I know, Mi. Strange thing to talk about with you, but you, more than anyone will empathize over this. See, April (yup, your birthday month!) is peeking at me from around the corner and as I enthusiastically wave to it and beckon it over for coffee, I am also secretly thinking and making a mental list of all the things I have to do. This year, I am taking part in the A to Z Challenge – month-long blogging – with four blogs. So some planing is in order, eh? No flying by the shapely seat of my pants. No being a pantser, so to speak!
Thus, I am being wise – or trying to be – and have a solid too-much-to-do-list.
First on the list was setting the stage. Which means, for the blog, settling down to a theme. Now I already have a fab one, but with the two latest blogs I started, I have similar logos and themes because they are picture blogs. I suddenly got it into my head that I want to change the theme of one, because I kept getting mixed up.
And thus started the curse of the blogger.
You’d think that this would relate to people visiting, people commenting , people sharing what I wrote. Nope. That is never it for me. My curse is the selection of the theme, largely due in part, to the choice available.
At least, speaking for myself, I can say this: if there’s one thing that excites me, disappoints me, makes me miserable and elated all at the same time, it is picking a theme for a blog. I mean, sometimes you find the perfect one right away – then it turns out to be not so perfect. Rather like thinking you really like someone at first sight and then closer contact proves you wrong.
Remember how I’d bug you about choosing what to wear and after wasting your time, go ahead and pick what I liked? It is the same with a theme. I have to feel comfy with it.
Actually, I am not at all hard to please when it comes to themes. I always look for minimalist, clean white background and theme options that are easy to customize without spending an infinite amount of time learning code that will probably break the blog. You know what they say about little knowledge being a dangerous thing.
Under the impression that I am a quick learner and quite intelligent at applying the knowledge I’ve gained, I tend to experiment with stuff quite a bit. I enjoy tinkering around – you know that – and have the courage to attempt risky stuff. And I am also used to hearing quite a few I-told-you-so’s in the process.
Luckily, just like Kittu uncle who loved to tinker with the family pendulum clock every Sunday and was in the habit of bagging it and taking it to the actual watch repair shop in our area on his way to work every Monday, I too have reliable sources and people to bail me out of the mess I get into.
Not that it will stop me from persisting in getting into said messes, because the joy of experimenting is like none other. Failure has never stopped me from going ahead and giving it another go, thanks to your constant encouragement. You have always motivates me to forge ahead and taught me never to give up easily.

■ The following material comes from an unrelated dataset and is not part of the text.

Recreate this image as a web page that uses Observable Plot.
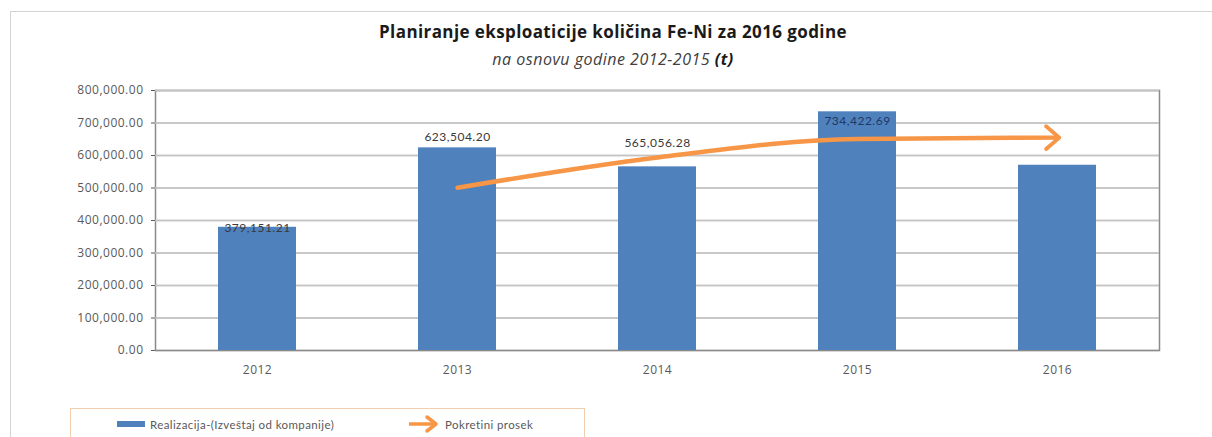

Of course, there comes a point when even I realize the folly of wasting time on something and decide to let go. Nevertheless, I like to go the extra mile because at the end of the day I want the peaceful feeling that comes with knowing that I did not fail for want of trying. it helps me accept that some things are just not meant to be, and allows me to move on.
To the next thing.
Coming back to the blogger’s curse, the perfect blog theme, I always find it ironic how I finally end up with an absolutely minimalist theme that I prefer to pretty up with variable elements using widgets. So why stress over even trying scores of them and wasting valuable time better spent on more productive tasks?
It’s the blogger’s curse.
Curse because, once I’ve lost precious time, I feel guilty. I feel a bit tired. Then I snap out of it. I go ahead and write that post that was just waiting to be written until I started browsing themes. I do not toy with the phrase “writer’s block“. I do not wallow in the situation I created for myself. I move on.
Yeah. my blogger’s curse is harmless. And gets lifted with a good strong tumbler of coffee.
One thought on “The Curse of the Blogger”
Comments are closed.
The perfect theme is always the blogger’s curse. Because it doesn’t exist. There will always be one tiny aspect at least that you wish you could change. But hey, don’t fret about the time lost; after all, we learn new things through experience.